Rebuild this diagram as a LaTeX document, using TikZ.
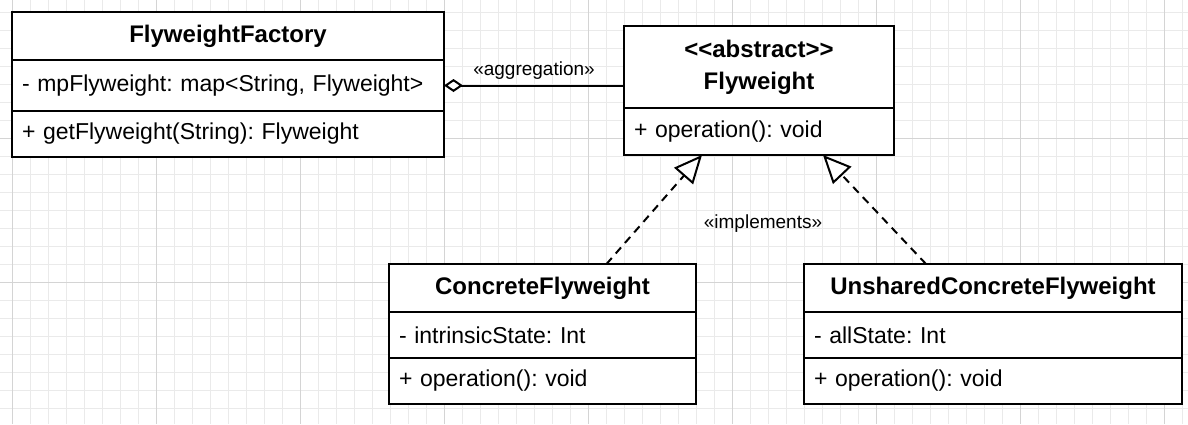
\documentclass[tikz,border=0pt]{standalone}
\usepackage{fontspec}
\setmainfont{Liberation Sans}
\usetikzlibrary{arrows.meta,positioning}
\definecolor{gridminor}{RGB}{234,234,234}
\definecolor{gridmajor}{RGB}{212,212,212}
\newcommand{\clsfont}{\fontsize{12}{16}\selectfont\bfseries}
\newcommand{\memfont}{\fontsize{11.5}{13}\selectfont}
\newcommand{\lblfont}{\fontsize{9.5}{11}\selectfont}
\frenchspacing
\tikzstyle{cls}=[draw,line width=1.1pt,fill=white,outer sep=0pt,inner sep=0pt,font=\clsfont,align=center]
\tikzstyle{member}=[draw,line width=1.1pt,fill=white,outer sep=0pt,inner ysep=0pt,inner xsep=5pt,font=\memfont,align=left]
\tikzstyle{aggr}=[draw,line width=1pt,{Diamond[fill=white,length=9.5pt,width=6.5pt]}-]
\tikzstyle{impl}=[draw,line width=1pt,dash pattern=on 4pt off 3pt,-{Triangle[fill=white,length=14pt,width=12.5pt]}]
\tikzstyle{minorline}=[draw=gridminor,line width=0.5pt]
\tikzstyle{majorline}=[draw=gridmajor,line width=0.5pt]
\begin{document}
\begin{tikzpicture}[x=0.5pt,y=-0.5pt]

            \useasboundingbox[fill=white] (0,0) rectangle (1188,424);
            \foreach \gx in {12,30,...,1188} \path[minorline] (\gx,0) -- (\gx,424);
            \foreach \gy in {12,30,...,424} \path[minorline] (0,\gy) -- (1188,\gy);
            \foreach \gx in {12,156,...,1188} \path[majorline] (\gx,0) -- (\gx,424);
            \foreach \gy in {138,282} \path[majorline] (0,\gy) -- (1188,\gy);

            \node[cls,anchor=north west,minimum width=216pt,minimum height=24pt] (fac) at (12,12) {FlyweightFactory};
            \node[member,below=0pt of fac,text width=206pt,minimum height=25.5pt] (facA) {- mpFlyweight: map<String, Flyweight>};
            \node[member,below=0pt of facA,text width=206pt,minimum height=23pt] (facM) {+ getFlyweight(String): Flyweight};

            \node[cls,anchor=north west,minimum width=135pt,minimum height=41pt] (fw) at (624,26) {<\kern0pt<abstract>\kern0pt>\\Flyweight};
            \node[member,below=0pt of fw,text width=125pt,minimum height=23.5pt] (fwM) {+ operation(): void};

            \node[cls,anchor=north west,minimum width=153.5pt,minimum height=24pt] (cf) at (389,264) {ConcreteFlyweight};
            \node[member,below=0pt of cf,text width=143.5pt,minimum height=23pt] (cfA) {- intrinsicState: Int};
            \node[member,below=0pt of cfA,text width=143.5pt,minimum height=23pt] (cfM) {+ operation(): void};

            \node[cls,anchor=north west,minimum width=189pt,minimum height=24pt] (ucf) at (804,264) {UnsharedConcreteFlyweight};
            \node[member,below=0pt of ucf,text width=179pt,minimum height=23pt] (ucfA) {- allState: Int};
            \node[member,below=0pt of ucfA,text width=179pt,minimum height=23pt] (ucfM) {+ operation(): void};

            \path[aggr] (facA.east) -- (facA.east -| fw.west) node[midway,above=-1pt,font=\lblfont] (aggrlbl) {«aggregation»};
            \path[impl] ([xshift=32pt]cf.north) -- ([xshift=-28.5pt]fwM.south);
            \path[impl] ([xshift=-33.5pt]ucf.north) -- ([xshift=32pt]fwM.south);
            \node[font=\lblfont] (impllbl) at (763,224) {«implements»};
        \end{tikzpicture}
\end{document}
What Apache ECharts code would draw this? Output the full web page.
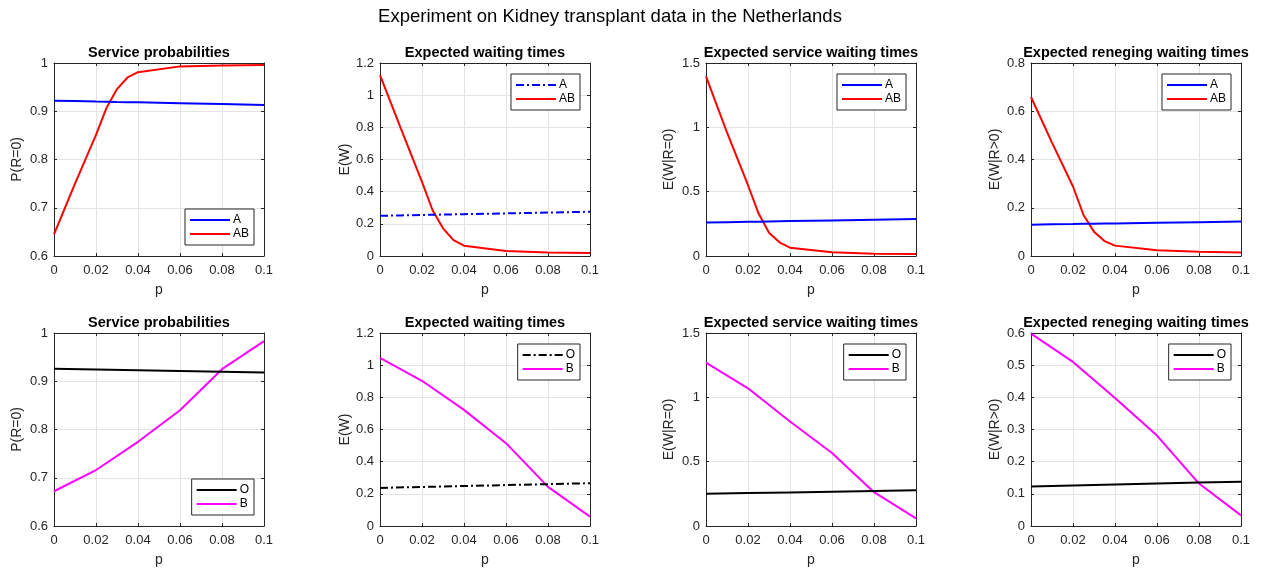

+--

Working from the material above, transcribe it exactly while omitting pictures.

• [Worked solution]:
Rebuild this diagram as a LaTeX document, using TikZ.
\documentclass[tikz,border=0pt]{standalone}
\usepackage{fontspec}
\setmainfont{Liberation Sans}
\usetikzlibrary{arrows.meta,positioning}
\definecolor{gridminor}{RGB}{234,234,234}
\definecolor{gridmajor}{RGB}{212,212,212}
\newcommand{\clsfont}{\fontsize{12}{16}\selectfont\bfseries}
\newcommand{\memfont}{\fontsize{11.5}{13}\selectfont}
\newcommand{\lblfont}{\fontsize{9.5}{11}\selectfont}
\frenchspacing
\tikzstyle{cls}=[draw,line width=1.1pt,fill=white,outer sep=0pt,inner sep=0pt,font=\clsfont,align=center]
\tikzstyle{member}=[draw,line width=1.1pt,fill=white,outer sep=0pt,inner ysep=0pt,inner xsep=5pt,font=\memfont,align=left]
\tikzstyle{aggr}=[draw,line width=1pt,{Diamond[fill=white,length=9.5pt,width=6.5pt]}-]
\tikzstyle{impl}=[draw,line width=1pt,dash pattern=on 4pt off 3pt,-{Triangle[fill=white,length=14pt,width=12.5pt]}]
\tikzstyle{minorline}=[draw=gridminor,line width=0.5pt]
\tikzstyle{majorline}=[draw=gridmajor,line width=0.5pt]
\begin{document}
\begin{tikzpicture}[x=0.5pt,y=-0.5pt]

            \useasboundingbox[fill=white] (0,0) rectangle (1188,424);
            \foreach \gx in {12,30,...,1188} \path[minorline] (\gx,0) -- (\gx,424);
            \foreach \gy in {12,30,...,424} \path[minorline] (0,\gy) -- (1188,\gy);
            \foreach \gx in {12,156,...,1188} \path[majorline] (\gx,0) -- (\gx,424);
            \foreach \gy in {138,282} \path[majorline] (0,\gy) -- (1188,\gy);

            \node[cls,anchor=north west,minimum width=216pt,minimum height=24pt] (fac) at (12,12) {FlyweightFactory};
            \node[member,below=0pt of fac,text width=206pt,minimum height=25.5pt] (facA) {- mpFlyweight: map<String, Flyweight>};
            \node[member,below=0pt of facA,text width=206pt,minimum height=23pt] (facM) {+ getFlyweight(String): Flyweight};

            \node[cls,anchor=north west,minimum width=135pt,minimum height=41pt] (fw) at (624,26) {<\kern0pt<abstract>\kern0pt>\\Flyweight};
            \node[member,below=0pt of fw,text width=125pt,minimum height=23.5pt] (fwM) {+ operation(): void};

            \node[cls,anchor=north west,minimum width=153.5pt,minimum height=24pt] (cf) at (389,264) {ConcreteFlyweight};
            \node[member,below=0pt of cf,text width=143.5pt,minimum height=23pt] (cfA) {- intrinsicState: Int};
            \node[member,below=0pt of cfA,text width=143.5pt,minimum height=23pt] (cfM) {+ operation(): void};

            \node[cls,anchor=north west,minimum width=189pt,minimum height=24pt] (ucf) at (804,264) {UnsharedConcreteFlyweight};
            \node[member,below=0pt of ucf,text width=179pt,minimum height=23pt] (ucfA) {- allState: Int};
            \node[member,below=0pt of ucfA,text width=179pt,minimum height=23pt] (ucfM) {+ operation(): void};

            \path[aggr] (facA.east) -- (facA.east -| fw.west) node[midway,above=-1pt,font=\lblfont] (aggrlbl) {«aggregation»};
            \path[impl] ([xshift=32pt]cf.north) -- ([xshift=-28.5pt]fwM.south);
            \path[impl] ([xshift=-33.5pt]ucf.north) -- ([xshift=32pt]fwM.south);
            \node[font=\lblfont] (impllbl) at (763,224) {«implements»};
        \end{tikzpicture}
\end{document}
What Apache ECharts code would draw this? Output the full web page.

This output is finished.